◆ SET PROBLEM
Find every line with the word "this". Copy those lines.

◆ SUPPLIED DATA
— begin —

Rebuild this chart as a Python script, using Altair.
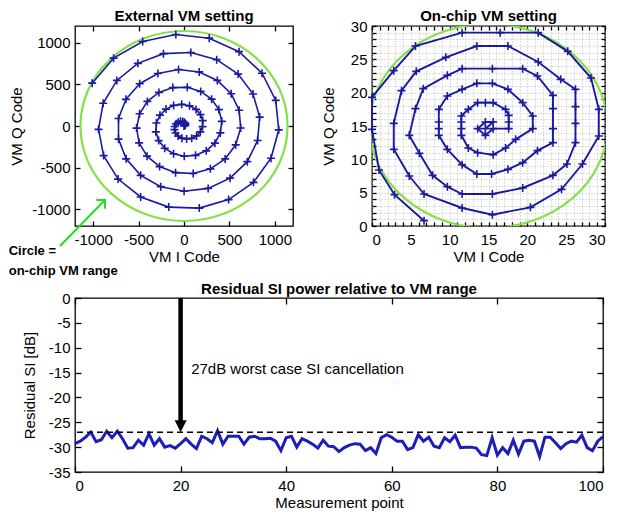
import altair as alt
import pandas as pd

# ---------------- values ----------------
# External VM setting: spiral of 101 measurement points (I code, Q code)
ext_i = [0, 10, 16, 14, 3, -15, -39, -64, -87, -102,
         -105, -93, -65, -23, 29, 85, 138, 180, 204, 206,
         181, 132, 61, -25, -114, -198, -265, -304, -310, -279,
         -212, -115, 3, 127, 245, 340, 400, 416, 384, 304,
         184, 36, -123, -276, -403, -489, -522, -494, -407, -269,
         -93, 101, 290, 453, 569, 624, 607, 519, 367, 167,
         -60, -287, -488, -639, -721, -721, -637, -477, -256, 1,
         266, 507, 697, 810, 833, 760, 596, 360, 75, -226,
         -508, -739, -890, -941, -885, -725, -477, -168, 168, 491,
         765, 958, 1043, 1010, 859, 606, 278, -90, -455, -775,
         -1011]
ext_q = [0, 5, 17, 31, 45, 55, 56, 46, 26, -6,
         -43, -84, -120, -146, -156, -148, -119, -70, -7, 65,
         137, 199, 242, 260, 247, 203, 130, 36, -70, -175,
         -267, -333, -363, -352, -298, -206, -83, 56, 197, 322,
         415, 464, 461, 403, 295, 147, -25, -202, -362, -487,
         -560, -570, -514, -395, -226, -24, 189, 387, 547, 649,
         678, 630, 507, 320, 90, -157, -394, -592, -728, -783,
         -749, -626, -428, -174, 107, 384, 623, 796, 882, 868,
         752, 547, 273, -40, -355, -637, -852, -973, -985, -883,
         -676, -387, -46, 307, 633, 892, 1054, 1098, 1014, 814,
         514]

# On-chip VM setting (I code, Q code)
chip_i = [14.6, 15.6, 14.6, 13.6, 14.6, 15.6, 17.6, 17.6, 17.6,
          17.2, 15.6, 14.6, 13.6, 12.4, 11.5, 11.5, 11.5, 11.5, 12.4, 13.6, 15.6, 17.2, 18.5,
          20.7, 20.7, 19.4, 17.5, 15.5, 13.5, 11.6, 9.7, 8.6, 8.6, 8.6, 8.6, 9.7, 11.6, 13.5, 15.4, 17.5, 19.4, 21.3,
          23.3, 23.3, 23.3, 23.3, 21.3, 19.4, 15.5, 11.6, 9.7, 6.6, 5.6, 4.8, 6.1, 7.8, 9.7, 11.6, 15.5, 19.4, 23.3, 25.1,
          26.2, 26.2, 26.2, 26.2, 24.3, 21.4, 17.5, 13.5, 9.5, 5.7, 3.8, 2.8, 2.8, 4.8, 6.7, 11.6, 15.5, 20.4, 24.4, 27.1,
          29.2, 29.2, 28.2, 25.2, 21.4, 16.5, 11.6, 5.6, 2.8, 0.0, 0.0, 0.9, 2.9, 6.7]
chip_q = [14.6, 15.6, 15.6, 14.6, 13.6, 14.6, 14.6, 15.6, 16.6,
          17.5, 18.5, 18.5, 18.5, 17.5, 16.5, 15.6, 14.6, 13.6, 11.7, 11.0, 10.7, 11.7, 13.0,
          14.6, 16.5, 18.5, 20.5, 21.4, 21.4, 20.5, 19.5, 17.5, 15.6, 14.6, 13.6, 11.5, 9.2, 7.8, 7.8, 8.5, 9.5, 11.3,
          12.5, 14.6, 17.6, 19.6, 22.5, 23.6, 23.6, 23.6, 22.6, 20.6, 17.6, 13.6, 10.9, 7.6, 5.9, 4.8, 4.8, 5.7, 7.6, 9.3,
          12.5, 15.4, 17.9, 20.5, 22.0, 24.6, 27.0, 27.0, 25.3, 23.2, 20.3, 15.4, 11.5, 7.5, 4.8, 2.7, 1.7, 2.8, 5.5, 9.3,
          13.5, 17.5, 22.2, 26.2, 29.0, 29.0, 29.0, 27.0, 23.3, 19.3, 14.5, 8.4, 4.7, 0.8]

# Residual SI power per measurement point [dB]
si_db = [-29.3, -28.8, -28.0, -27.0, -28.9, -28.5, -26.8, -28.1, -26.8, -28.3,
         -30.2, -30.1, -28.6, -29.6, -27.3, -29.6, -28.3, -30.0, -29.7, -30.2,
         -29.3, -28.3, -29.4, -30.3, -27.8, -28.3, -29.1, -26.7, -29.4, -27.8,
         -27.8, -27.8, -29.4, -28.0, -27.8, -28.3, -28.3, -28.2, -28.8, -30.7,
         -28.1, -27.8, -30.0, -28.3, -28.8, -29.4, -30.2, -28.6, -29.8, -29.9,
         -30.9, -30.1, -29.6, -29.3, -29.4, -30.7, -30.1, -31.3, -28.1, -27.5,
         -28.0, -28.8, -28.8, -30.5, -30.1, -27.5, -28.8, -28.0, -29.8, -30.1,
         -28.1, -28.9, -27.6, -30.1, -30.0, -30.0, -30.2, -31.5, -31.7, -28.1,
         -31.6, -30.1, -31.3, -28.6, -31.4, -28.8, -28.6, -28.8, -31.9, -28.0,
         -28.0, -29.1, -30.3, -29.3, -28.8, -29.0, -27.6, -30.1, -30.7, -28.8,
         -27.9]
si_pt = list(range(len(si_db)))

# axes / annotations
ext_ticks = [-1000, -500, 0, 500, 1000]
ext_frame = [-1200, 1200]
ext_radius = 1140
chip_ticks = list(range(0, 31))
chip_frame = [0, 30]
chip_center = [15, 15]
chip_radius = 15.3
si_xticks = [0, 20, 40, 60, 80, 100]
si_yticks = [0, -5, -10, -15, -20, -25, -30, -35]
si_frame = [-35, 0]
worst_db = -27
arrow_x = 20
arrow_head_y = -25.8
note_x, note_y = 22, -14.3
note_text = "27dB worst case SI cancellation"
green_tail = [-1365, -1440]
green_tip = [-870, -888]
circle_note = ["Circle =", "on-chip VM range"]
circle_note_x = -1930
circle_note_y = [-1500, -1740]

# ---------------- style / layout ----------------
FONT = "Liberation Sans"
BLUE = "#1a1aa0"
BLUE2 = "#1d1db8"
GREEN_C = "#86e04a"
GREEN_A = "#22dd22"
A_W, A_H = 218, 200
B_W, B_H = 233, 200
C_W, C_H = 528, 174
CROSS = "M -1 0 L 1 0 M 0 -1 L 0 1"
VHEAD = "M -1 1 L 0 0 L 1 1"
TRI_DOWN = "M -1 -1 L 1 -1 L 0 1 Z"
PLAIN = "'' + datum.value"
FIVE = "datum.value % 5 === 0 ? '' + datum.value : ''"
FRAME = alt.ViewBackground(stroke="black", strokeWidth=1.3)


def ellipse(rx, ry):
    k = ry / rx
    return f"M -1 0 A 1 {k:.4f} 0 1 0 1 0 A 1 {k:.4f} 0 1 0 -1 0 Z"


def ax(**kw):
    base = dict(domain=False, grid=False, ticks=True, tickColor="black", tickWidth=1.3,
                labelFont=FONT, labelFontSize=15, labelColor="black", labelOverlap=False,
                titleFont=FONT, titleFontSize=15, titleFontWeight="normal", titleColor="black")
    base.update(kw)
    return alt.Axis(**base)


def mirror(values, orient, t):
    return ax(values=values, orient=orient, offset=-t, tickSize=t, labels=False, title=None)


# ---------------- panel A: external VM ----------------
span = ext_frame[1] - ext_frame[0]
a_x = alt.Scale(domain=ext_frame, nice=False, zero=False)
a_y = alt.Scale(domain=ext_frame, nice=False, zero=False)
ext_df = pd.DataFrame({"k": list(range(len(ext_i))), "i": ext_i, "q": ext_q})

a_rx = ext_radius * A_W / span
a_ry = ext_radius * A_H / span
a_circ = alt.Chart(pd.DataFrame({"x": [0], "y": [0]})).mark_point(
    shape=ellipse(a_rx, a_ry), size=(2 * a_rx) ** 2, filled=False, color=GREEN_C,
    strokeWidth=2.2, opacity=1).encode(
    x=alt.X("x:Q", scale=a_x, axis=None), y=alt.Y("y:Q", scale=a_y, axis=None))
a_line = alt.Chart(ext_df).mark_line(color=BLUE, strokeWidth=1.6).encode(
    x=alt.X("i:Q", scale=a_x, axis=ax(values=ext_ticks, orient="bottom", offset=-5, tickSize=5,
                                       labelExpr=PLAIN, labelPadding=6, title="VM I Code", titlePadding=2)),
    y=alt.Y("q:Q", scale=a_y, axis=ax(values=ext_ticks, orient="left", offset=-5, tickSize=5,
                                       labelExpr=PLAIN, labelPadding=5, title="VM Q Code", titlePadding=7)),
    order="k:Q")
a_pts = alt.Chart(ext_df).mark_point(shape=CROSS, filled=False, color=BLUE, strokeWidth=1.6,
                                     size=64, opacity=1).encode(
    x=alt.X("i:Q", scale=a_x, axis=mirror(ext_ticks, "top", 5)),
    y=alt.Y("q:Q", scale=a_y, axis=mirror(ext_ticks, "right", 5)))
a_arrow = alt.Chart(pd.DataFrame({"x": [green_tail[0]], "y": [green_tail[1]],
                                  "x2": [green_tip[0]], "y2": [green_tip[1]]})).mark_rule(
    color=GREEN_A, strokeWidth=2).encode(
    x=alt.X("x:Q", scale=a_x, axis=None), y=alt.Y("y:Q", scale=a_y, axis=None),
    x2="x2:Q", y2="y2:Q")
a_head = alt.Chart(pd.DataFrame({"x": [green_tip[0]], "y": [green_tip[1]]})).mark_point(
    shape=VHEAD, angle=45, filled=False, color=GREEN_A, strokeWidth=2, size=150, opacity=1).encode(
    x=alt.X("x:Q", scale=a_x, axis=None), y=alt.Y("y:Q", scale=a_y, axis=None))
a_note = alt.Chart(pd.DataFrame({"x": [circle_note_x] * 2, "y": circle_note_y, "t": circle_note})).mark_text(
    align="left", baseline="middle", font=FONT, fontSize=13, fontWeight="bold", color="black").encode(
    x=alt.X("x:Q", scale=a_x, axis=None), y=alt.Y("y:Q", scale=a_y, axis=None), text="t:N")

A = alt.layer(a_circ, a_line, a_pts, a_arrow, a_head, a_note).resolve_axis(
    x="independent", y="independent").properties(
    width=A_W, height=A_H,
    title=alt.TitleParams("External VM setting", offset=1),
    view=FRAME)

# ---------------- panel B: on-chip VM ----------------
b_x = alt.Scale(domain=chip_frame, nice=False, zero=False)
b_y = alt.Scale(domain=chip_frame, nice=False, zero=False)
chip_df = pd.DataFrame({"k": list(range(len(chip_i))), "i": chip_i, "q": chip_q})
b_span = chip_frame[1] - chip_frame[0]
b_rx = chip_radius * B_W / b_span
b_ry = chip_radius * B_H / b_span

b_circ = alt.Chart(pd.DataFrame({"x": [chip_center[0]], "y": [chip_center[1]]})).mark_point(
    shape=ellipse(b_rx, b_ry), size=(2 * b_rx) ** 2, filled=False, color=GREEN_C,
    strokeWidth=2.2, opacity=1, clip=True).encode(
    x=alt.X("x:Q", scale=b_x, axis=None), y=alt.Y("y:Q", scale=b_y, axis=None))
b_line = alt.Chart(chip_df).mark_line(color=BLUE, strokeWidth=1.9).encode(
    x=alt.X("i:Q", scale=b_x, axis=ax(values=chip_ticks, orient="bottom", offset=-4, tickSize=4,
                                       labelExpr=FIVE, labelFlush=True, labelPadding=6,
                                       grid=True, gridColor="#bdbdbd", gridDash=[1, 2],
                                       title="VM I Code", titlePadding=2)),
    y=alt.Y("q:Q", scale=b_y, axis=ax(values=chip_ticks, orient="left", offset=-4, tickSize=4,
                                       labelExpr=FIVE, labelPadding=5,
                                       grid=True, gridColor="#bdbdbd", gridDash=[1, 2],
                                       title="VM Q Code", titlePadding=14)),
    order="k:Q")
b_pts = alt.Chart(chip_df).mark_point(shape=CROSS, filled=False, color=BLUE, strokeWidth=1.6,
                                      size=64, opacity=1).encode(
    x=alt.X("i:Q", scale=b_x, axis=mirror(chip_ticks, "top", 4)),
    y=alt.Y("q:Q", scale=b_y, axis=mirror(chip_ticks, "right", 4)))

B = alt.layer(b_circ, b_line, b_pts).resolve_axis(x="independent", y="independent").properties(
    width=B_W, height=B_H,
    title=alt.TitleParams("On-chip VM setting", offset=-5),
    view=FRAME)

# ---------------- panel C: residual SI ----------------
c_x = alt.Scale(domain=[si_pt[0], si_pt[-1]], nice=False, zero=False)
c_y = alt.Scale(domain=si_frame, nice=False, zero=False)
si_df = pd.DataFrame({"pt": si_pt, "db": si_db})

c_line = alt.Chart(si_df).mark_line(color=BLUE2, strokeWidth=3).encode(
    x=alt.X("pt:Q", scale=c_x, axis=ax(values=si_xticks, orient="bottom", offset=-6, tickSize=6,
                                        labelExpr=PLAIN, labelFlush=True, labelPadding=6,
                                        title="Measurement point", titlePadding=2)),
    y=alt.Y("db:Q", scale=c_y, axis=ax(values=si_yticks, orient="left", offset=-6, tickSize=6,
                                        labelExpr=PLAIN, labelPadding=5,
                                        title="Residual SI [dB]", titlePadding=11)))
c_dash = alt.Chart(pd.DataFrame({"y": [worst_db]})).mark_rule(
    color="black", strokeDash=[6, 4], strokeWidth=1.4).encode(
    y=alt.Y("y:Q", scale=c_y, axis=None))
c_shaft = alt.Chart(pd.DataFrame({"x": [arrow_x], "y": [si_frame[1]], "y2": [arrow_head_y]})).mark_rule(
    color="black", strokeWidth=4.5).encode(
    x=alt.X("x:Q", scale=c_x, axis=mirror(si_xticks, "top", 6)),
    y=alt.Y("y:Q", scale=c_y, axis=mirror(si_yticks, "right", 6)), y2="y2:Q")
c_head = alt.Chart(pd.DataFrame({"x": [arrow_x], "y": [arrow_head_y]})).mark_point(
    shape=TRI_DOWN, filled=True, color="black", size=144, opacity=1).encode(
    x=alt.X("x:Q", scale=c_x, axis=None), y=alt.Y("y:Q", scale=c_y, axis=None))
c_note = alt.Chart(pd.DataFrame({"x": [note_x], "y": [note_y], "t": [note_text]})).mark_text(
    align="left", baseline="middle", font=FONT, fontSize=15, color="black").encode(
    x=alt.X("x:Q", scale=c_x, axis=None), y=alt.Y("y:Q", scale=c_y, axis=None), text="t:N")

C = alt.layer(c_line, c_dash, c_shaft, c_head, c_note).resolve_axis(
    x="independent", y="independent").properties(
    width=C_W, height=C_H,
    title=alt.TitleParams("Residual SI power relative to VM range", offset=2, dy=8),
    view=FRAME)

top = alt.hconcat(A, B, spacing=25)
chart = alt.vconcat(top, C, spacing=2).properties(
    padding={"left": 0, "top": 0, "right": 0, "bottom": 0}
).configure_title(font=FONT, fontSize=15, fontWeight="bold", color="black", anchor="middle")

chart.save("out.html", embed_options={"renderer": "svg", "actions": False})
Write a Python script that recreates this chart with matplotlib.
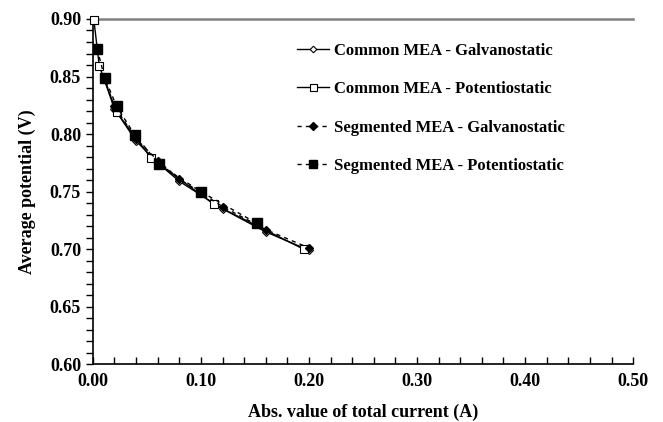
import matplotlib.pyplot as plt
from matplotlib.ticker import MultipleLocator, FormatStrFormatter

plt.rcParams['font.family'] = ['Liberation Serif', 'DejaVu Serif']
plt.rcParams['font.weight'] = 'bold'

# galvanostatic runs (imposed current)
galv_i = [0.01, 0.02, 0.04, 0.06, 0.08, 0.12, 0.16, 0.20]
common_galv_v = [0.849, 0.822, 0.794, 0.775, 0.759, 0.735, 0.715, 0.699]
seg_galv_v = [0.850, 0.824, 0.796, 0.777, 0.761, 0.737, 0.717, 0.701]

# potentiostatic runs (imposed potential)
common_pot_i = [0.001, 0.006, 0.022, 0.054, 0.112, 0.195]
common_pot_v = [0.899, 0.859, 0.819, 0.779, 0.739, 0.700]
seg_pot_i = [0.004, 0.011, 0.022, 0.039, 0.061, 0.0997, 0.1515]
seg_pot_v = [0.874, 0.849, 0.824, 0.799, 0.774, 0.750, 0.7226]

fig = plt.figure(figsize=(6.63, 4.22), dpi=100)
ax = fig.add_axes([0.140, 0.137, 0.815, 0.818])

ax.plot(galv_i, common_galv_v, color='black', lw=1.0, marker='D', ms=4.2,
        mfc='white', mec='black', mew=0.8, label='Common MEA - Galvanostatic')
ax.plot(common_pot_i, common_pot_v, color='black', lw=1.0, marker='s', ms=6.3,
        mfc='white', mec='black', mew=0.8, label='Common MEA - Potentiostatic')
ax.plot(galv_i, seg_galv_v, color='black', lw=1.0, ls=(0, (3, 3)), marker='D', ms=4.5,
        mfc='black', mec='black', label='Segmented MEA - Galvanostatic')
ax.plot(seg_pot_i, seg_pot_v, color='black', lw=1.0, ls=(0, (3, 3)), marker='s', ms=6.8,
        mfc='black', mec='black', label='Segmented MEA - Potentiostatic')
# keep the open square at 0.90 V on top, unclipped
ax.plot(common_pot_i[:1], common_pot_v[:1], ls='none', marker='s', ms=6.3,
        mfc='white', mec='black', mew=0.8, clip_on=False, zorder=5)

ax.set_xlim(0, 0.5)
ax.set_ylim(0.6, 0.9)
ax.xaxis.set_major_locator(MultipleLocator(0.1))
ax.xaxis.set_minor_locator(MultipleLocator(0.02))
ax.yaxis.set_major_locator(MultipleLocator(0.05))
ax.yaxis.set_minor_locator(MultipleLocator(0.01))
ax.xaxis.set_major_formatter(FormatStrFormatter('%.2f'))
ax.yaxis.set_major_formatter(FormatStrFormatter('%.2f'))

ax.tick_params(axis='x', which='both', direction='in', length=5, width=1, labelsize=13, pad=6)
ax.tick_params(axis='y', which='both', direction='out', length=5, width=1, labelsize=13)

ax.spines['right'].set_visible(False)
ax.spines['top'].set_color('#808080')
ax.spines['top'].set_linewidth(1.8)
ax.spines['left'].set_linewidth(1.2)
ax.spines['bottom'].set_linewidth(1.2)

ax.set_xlabel('Abs. value of total current (A)', fontsize=13, fontweight='bold', labelpad=10)
ax.set_ylabel('Average potential (V)', fontsize=13, fontweight='bold', labelpad=10)

leg = ax.legend(loc='upper left', bbox_to_anchor=(0.35, 0.975), frameon=False,
                labelspacing=1.35, handlelength=1.9, handletextpad=0.3, markerscale=0.8,
                prop={'weight': 'bold', 'size': 12})

fig.savefig('out.png', dpi=100)
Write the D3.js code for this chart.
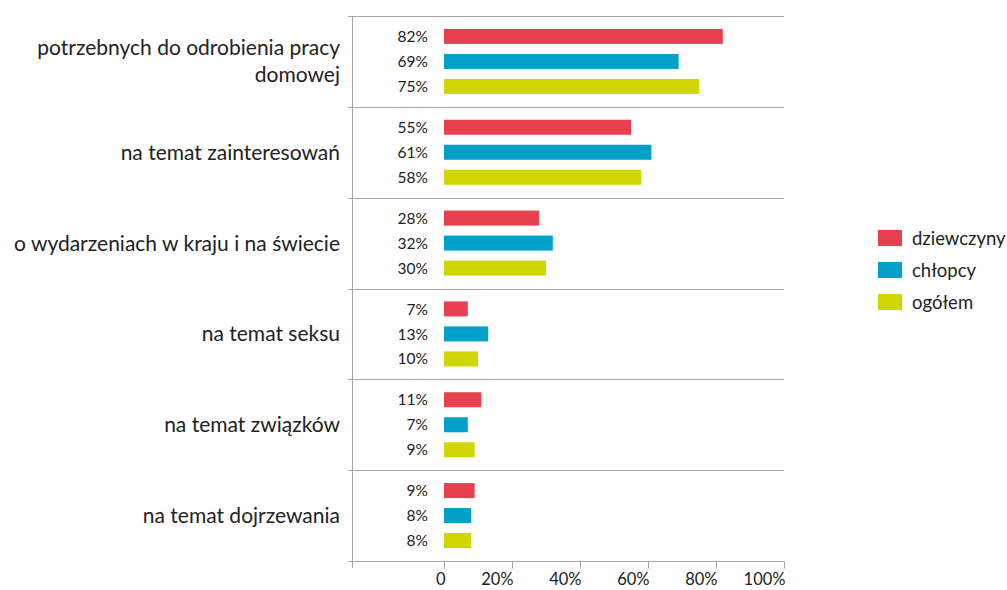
<!DOCTYPE html>
<html>
<head>
<meta charset="utf-8">
<script src="https://cdn.jsdelivr.net/npm/d3@7"></script>
<style>
  body { margin: 0; background: #fff; }
  text { font-family: Lato, "Open Sans", sans-serif; fill: #222; }
</style>
</head>
<body>
<div id="chart"></div>
<script>
// data
const categories = [
    ["potrzebnych do odrobienia pracy", "domowej"],
    ["na temat zainteresowań"],
    ["o wydarzeniach w kraju i na świecie"],
    ["na temat seksu"],
    ["na temat związków"],
    ["na temat dojrzewania"]
];
const seriesNames = ["dziewczyny", "chłopcy", "ogółem"];
const dziewczyny = [82, 55, 28, 7, 11, 9];
const chlopcy = [69, 61, 32, 13, 7, 8];
const ogolem = [75, 58, 30, 10, 9, 8];
const xTicks = [0, 20, 40, 60, 80, 100];
const colors = ["#e8404e", "#00a0c8", "#cfd600"];

const series = [dziewczyny, chlopcy, ogolem];

const svg = d3.select("#chart")
    .append("svg")
    .attr("width", 1007)
    .attr("height", 590);

const plotLeft = 352, plotRight = 784, plotTop = 16, plotBottom = 561;

const x = d3.scaleLinear()
    .domain([0, 100])
    .range([444, plotRight]);

const y = d3.scaleBand()
    .domain(d3.range(categories.length))
    .range([plotTop, plotBottom]);

const inner = d3.scaleBand()
    .domain(d3.range(series.length))
    .range([-33.75, 33.75])
    .paddingInner(0.4)
    .paddingOuter(0.05);

// horizontal separators
const bounds = d3.range(categories.length + 1).map(i => plotTop + i * y.step());
svg.append("g").selectAll("line")
    .data(bounds)
    .enter()
    .append("line")
    .attr("x1", plotLeft - 4)
    .attr("x2", plotRight)
    .attr("y1", d => Math.round(d) + 0.5)
    .attr("y2", d => Math.round(d) + 0.5)
    .attr("stroke", "#a6a6a6")
    .attr("stroke-width", 1);

// left axis line
svg.append("line")
    .attr("x1", plotLeft + 0.5)
    .attr("x2", plotLeft + 0.5)
    .attr("y1", plotTop)
    .attr("y2", plotBottom + 7)
    .attr("stroke", "#a6a6a6");

// bottom axis, labels end at their tick
const xAxisGroup = svg.append("g")
    .attr("transform", `translate(0, ${Math.round(plotBottom) + 0.5})`)
    .call(d3.axisBottom(x)
        .tickValues(xTicks)
        .tickSize(7)
        .tickPadding(5)
        .tickFormat(d => d === 0 ? "0" : d + "%"));
xAxisGroup.select(".domain").remove();
xAxisGroup.selectAll("line").attr("stroke", "#a6a6a6");
xAxisGroup.selectAll("text")
    .attr("text-anchor", "end")
    .attr("x", 1)
    .style("font-family", "Lato, sans-serif")
    .style("font-size", "16.5px")
    .attr("fill", "#222");

// bars
const groups = svg.append("g").selectAll("g")
    .data(categories)
    .enter()
    .append("g")
    .attr("transform", (d, i) => `translate(0, ${y(i) + y.bandwidth() / 2})`);

series.forEach((values, s) => {
    groups.append("rect")
        .attr("x", x(0))
        .attr("y", inner(s))
        .attr("width", (d, i) => x(values[i]) - x(0))
        .attr("height", inner.bandwidth())
        .attr("fill", colors[s]);

    groups.append("text")
        .attr("x", x(0) - 16)
        .attr("y", inner(s) + inner.bandwidth() / 2)
        .attr("dy", "0.36em")
        .attr("text-anchor", "end")
        .style("font-size", "15.5px")
        .text((d, i) => values[i] + "%");
});

// category labels
groups.append("text")
    .attr("text-anchor", "end")
    .style("font-size", "21px")
    .each(function(d) {
        const t = d3.select(this);
        const lh = 27;
        d.forEach((line, k) => {
            t.append("tspan")
                .attr("x", 340)
                .attr("y", (k - (d.length - 1) / 2) * lh)
                .attr("dy", "0.36em")
                .text(line);
        });
    });

// legend
const legend = svg.append("g")
    .attr("transform", "translate(878, 230)");
const items = legend.selectAll("g")
    .data(seriesNames)
    .enter()
    .append("g")
    .attr("transform", (d, i) => `translate(0, ${i * 32})`);
items.append("rect")
    .attr("width", 24)
    .attr("height", 16)
    .attr("fill", (d, i) => colors[i]);
items.append("text")
    .attr("x", 34)
    .attr("y", 8)
    .attr("dy", "0.36em")
    .style("font-size", "18.5px")
    .text(d => d);
</script>
</body>
</html>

— end —

◆ ANSWER TO THE TASK
Rebuild this chart as a Python script, using Altair.
Write a Python script that recreates this chart with matplotlib.
Write the D3.js code for this chart.
        const t = d3.select(this);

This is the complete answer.